#### [What to work on]
Reproduce all of the data below without alteration; exclude every picture.

#### [Supplied data]

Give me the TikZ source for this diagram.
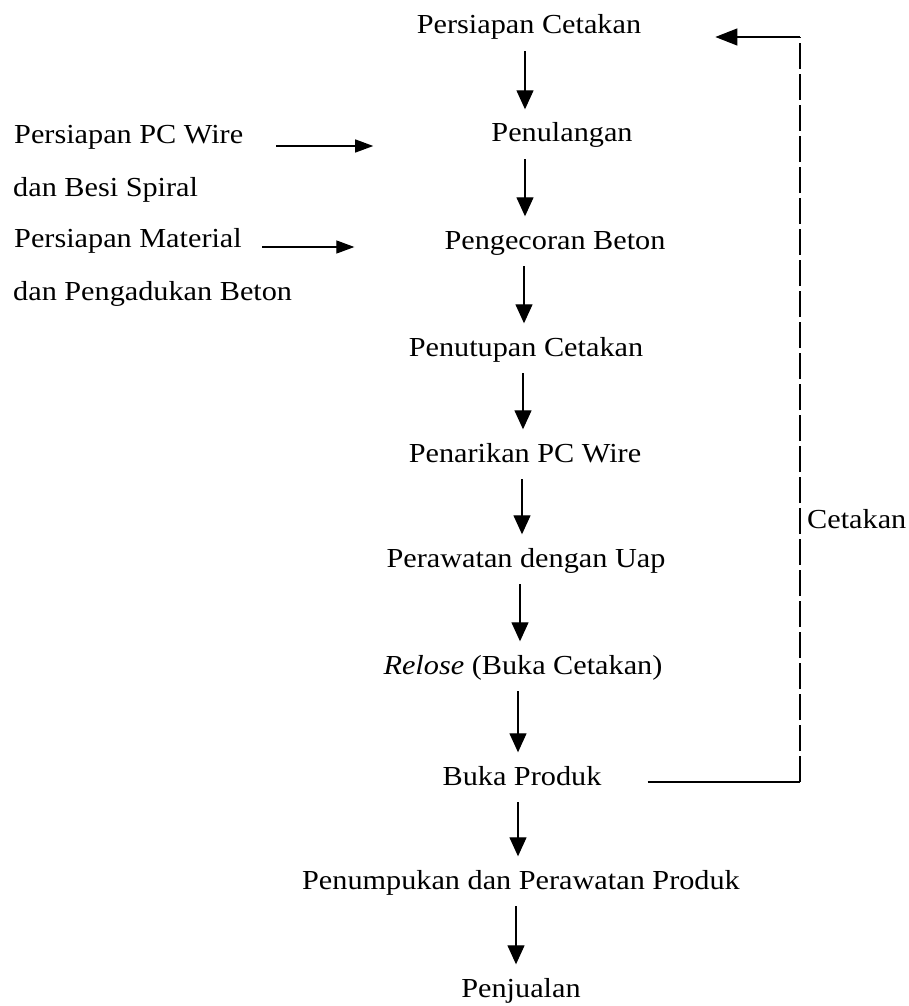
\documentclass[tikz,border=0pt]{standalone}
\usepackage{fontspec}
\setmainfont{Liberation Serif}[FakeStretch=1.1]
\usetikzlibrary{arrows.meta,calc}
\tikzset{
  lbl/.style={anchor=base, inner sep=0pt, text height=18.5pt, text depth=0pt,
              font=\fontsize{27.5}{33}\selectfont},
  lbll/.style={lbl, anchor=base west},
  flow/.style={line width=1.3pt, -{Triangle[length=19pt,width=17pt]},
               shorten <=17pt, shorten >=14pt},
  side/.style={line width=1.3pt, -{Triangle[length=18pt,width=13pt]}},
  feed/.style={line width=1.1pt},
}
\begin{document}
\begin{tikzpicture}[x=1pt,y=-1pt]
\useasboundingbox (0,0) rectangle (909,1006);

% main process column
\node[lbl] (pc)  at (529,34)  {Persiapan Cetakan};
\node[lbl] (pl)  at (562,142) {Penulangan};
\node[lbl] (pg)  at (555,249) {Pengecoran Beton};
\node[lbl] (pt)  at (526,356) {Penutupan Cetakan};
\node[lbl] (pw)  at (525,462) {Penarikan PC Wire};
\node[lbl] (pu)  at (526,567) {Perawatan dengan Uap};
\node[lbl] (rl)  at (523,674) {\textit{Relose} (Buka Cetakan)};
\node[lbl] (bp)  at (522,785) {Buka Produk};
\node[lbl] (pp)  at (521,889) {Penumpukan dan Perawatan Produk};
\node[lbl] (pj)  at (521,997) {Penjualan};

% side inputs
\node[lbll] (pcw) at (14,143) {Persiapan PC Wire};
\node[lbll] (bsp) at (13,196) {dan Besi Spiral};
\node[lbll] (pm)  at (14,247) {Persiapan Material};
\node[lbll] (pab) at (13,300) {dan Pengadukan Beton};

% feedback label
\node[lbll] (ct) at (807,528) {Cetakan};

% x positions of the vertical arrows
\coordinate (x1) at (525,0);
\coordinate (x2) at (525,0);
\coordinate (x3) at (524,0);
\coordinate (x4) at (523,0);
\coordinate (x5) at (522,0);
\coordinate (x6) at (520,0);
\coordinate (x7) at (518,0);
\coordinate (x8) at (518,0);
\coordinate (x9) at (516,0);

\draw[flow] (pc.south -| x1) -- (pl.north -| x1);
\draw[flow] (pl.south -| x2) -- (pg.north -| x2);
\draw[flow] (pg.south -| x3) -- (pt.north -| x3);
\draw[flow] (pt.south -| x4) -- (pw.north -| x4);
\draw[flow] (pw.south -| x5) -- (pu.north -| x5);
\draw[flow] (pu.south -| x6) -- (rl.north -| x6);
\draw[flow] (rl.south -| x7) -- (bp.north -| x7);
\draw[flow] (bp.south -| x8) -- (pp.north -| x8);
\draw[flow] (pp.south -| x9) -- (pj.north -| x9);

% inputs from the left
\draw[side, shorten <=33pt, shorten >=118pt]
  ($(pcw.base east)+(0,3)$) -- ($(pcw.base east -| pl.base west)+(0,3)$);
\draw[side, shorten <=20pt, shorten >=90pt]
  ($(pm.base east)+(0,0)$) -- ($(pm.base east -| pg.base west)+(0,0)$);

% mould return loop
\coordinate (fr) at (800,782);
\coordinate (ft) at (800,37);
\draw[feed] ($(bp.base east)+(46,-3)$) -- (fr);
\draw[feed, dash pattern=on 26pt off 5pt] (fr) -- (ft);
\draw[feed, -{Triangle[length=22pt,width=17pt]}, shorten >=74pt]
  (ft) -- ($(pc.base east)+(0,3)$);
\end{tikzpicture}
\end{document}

#### [Response to the exercise]
Give me the TikZ source for this diagram.
\documentclass[tikz,border=0pt]{standalone}
\usepackage{fontspec}
\setmainfont{Liberation Serif}[FakeStretch=1.1]
\usetikzlibrary{arrows.meta,calc}
\tikzset{
  lbl/.style={anchor=base, inner sep=0pt, text height=18.5pt, text depth=0pt,
              font=\fontsize{27.5}{33}\selectfont},
  lbll/.style={lbl, anchor=base west},
  flow/.style={line width=1.3pt, -{Triangle[length=19pt,width=17pt]},
               shorten <=17pt, shorten >=14pt},
  side/.style={line width=1.3pt, -{Triangle[length=18pt,width=13pt]}},
  feed/.style={line width=1.1pt},
}
\begin{document}
\begin{tikzpicture}[x=1pt,y=-1pt]
\useasboundingbox (0,0) rectangle (909,1006);

% main process column
\node[lbl] (pc)  at (529,34)  {Persiapan Cetakan};
\node[lbl] (pl)  at (562,142) {Penulangan};
\node[lbl] (pg)  at (555,249) {Pengecoran Beton};
\node[lbl] (pt)  at (526,356) {Penutupan Cetakan};
\node[lbl] (pw)  at (525,462) {Penarikan PC Wire};
\node[lbl] (pu)  at (526,567) {Perawatan dengan Uap};
\node[lbl] (rl)  at (523,674) {\textit{Relose} (Buka Cetakan)};
\node[lbl] (bp)  at (522,785) {Buka Produk};
\node[lbl] (pp)  at (521,889) {Penumpukan dan Perawatan Produk};
\node[lbl] (pj)  at (521,997) {Penjualan};

% side inputs
\node[lbll] (pcw) at (14,143) {Persiapan PC Wire};
\node[lbll] (bsp) at (13,196) {dan Besi Spiral};
\node[lbll] (pm)  at (14,247) {Persiapan Material};
\node[lbll] (pab) at (13,300) {dan Pengadukan Beton};

% feedback label
\node[lbll] (ct) at (807,528) {Cetakan};

% x positions of the vertical arrows
\coordinate (x1) at (525,0);
\coordinate (x2) at (525,0);
\coordinate (x3) at (524,0);
\coordinate (x4) at (523,0);
\coordinate (x5) at (522,0);
\coordinate (x6) at (520,0);
\coordinate (x7) at (518,0);
\coordinate (x8) at (518,0);
\coordinate (x9) at (516,0);

\draw[flow] (pc.south -| x1) -- (pl.north -| x1);
\draw[flow] (pl.south -| x2) -- (pg.north -| x2);
\draw[flow] (pg.south -| x3) -- (pt.north -| x3);
\draw[flow] (pt.south -| x4) -- (pw.north -| x4);
\draw[flow] (pw.south -| x5) -- (pu.north -| x5);
\draw[flow] (pu.south -| x6) -- (rl.north -| x6);
\draw[flow] (rl.south -| x7) -- (bp.north -| x7);
\draw[flow] (bp.south -| x8) -- (pp.north -| x8);
\draw[flow] (pp.south -| x9) -- (pj.north -| x9);

% inputs from the left
\draw[side, shorten <=33pt, shorten >=118pt]
  ($(pcw.base east)+(0,3)$) -- ($(pcw.base east -| pl.base west)+(0,3)$);
\draw[side, shorten <=20pt, shorten >=90pt]
  ($(pm.base east)+(0,0)$) -- ($(pm.base east -| pg.base west)+(0,0)$);

% mould return loop
\coordinate (fr) at (800,782);
\coordinate (ft) at (800,37);
\draw[feed] ($(bp.base east)+(46,-3)$) -- (fr);
\draw[feed, dash pattern=on 26pt off 5pt] (fr) -- (ft);
\draw[feed, -{Triangle[length=22pt,width=17pt]}, shorten >=74pt]
  (ft) -- ($(pc.base east)+(0,3)$);
\end{tikzpicture}
\end{document}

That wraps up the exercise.